What garden is complete without the good old tiger-lily? Other lilies are finer and more graceful, no doubt, but the old-fashioned tiger-lily will always hold its own in the struggle for popularity.
Although we call it an old-fashioned flower, it has not been grown in England for so very long, being unknown before this century. It made a bit of a stir, too, when it first blossomed in England. And no wonder that it did, when we see what a grand sight a bed of these lilies really is.
Lilium Tigrinum is a native of China, but it has long been cultivated in Japan, and it is from the latter country that we obtain most of our foreign bulbs.
A curious fact, which we have frequently noticed in connection with this lily, is that the size of the annual portion of the plant seems to bear no relation to the size of the bulb. In most lilies large bulbs produce fine plants, though we have seen that this is by no means always the case. But with L. Tigrinum the shoot apparently bears no relation whatever to the size of the bulb. If planted in very good soil, all the bulbs of L. Tigrinum seem to do equally well; whereas in an unsuitable soil all seem to fare equally poorly.
The bulbs are heavy and white, with the scales very dense and closely packed.
In growth this lily resembles L. Auratum in some respects, and the members of the Isolirion group in others.

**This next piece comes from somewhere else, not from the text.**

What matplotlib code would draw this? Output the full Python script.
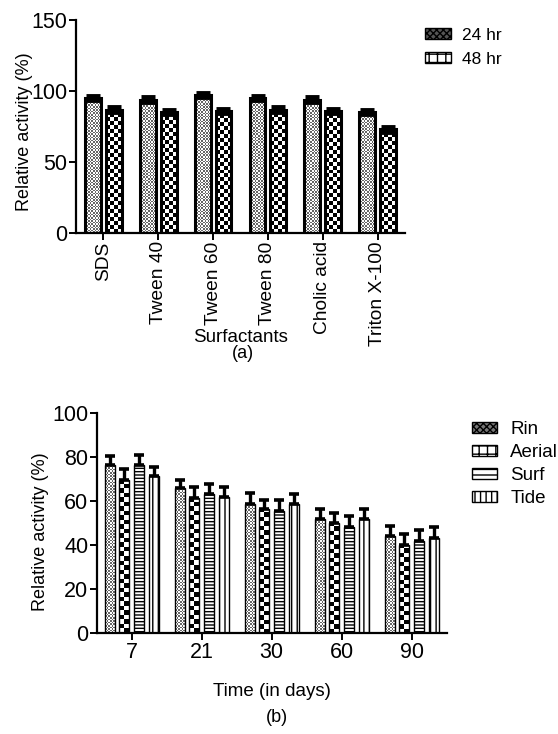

The leaves are very green and glossy, and are present in larger numbers than is commonly the case with lilies.
L. Tigrinum is one of the two lilies which constantly bear bulblets in the axils of their leaves. We have seen that under certain circumstances several of the other lilies produce these aërial bulblets, but the tiger-lily invariably does so. The bulblets are deep glossy purple in colour, and are often produced in great numbers. If planted as soon as they are ripe, they will grow freely and produce flowering spikes in their second or third year.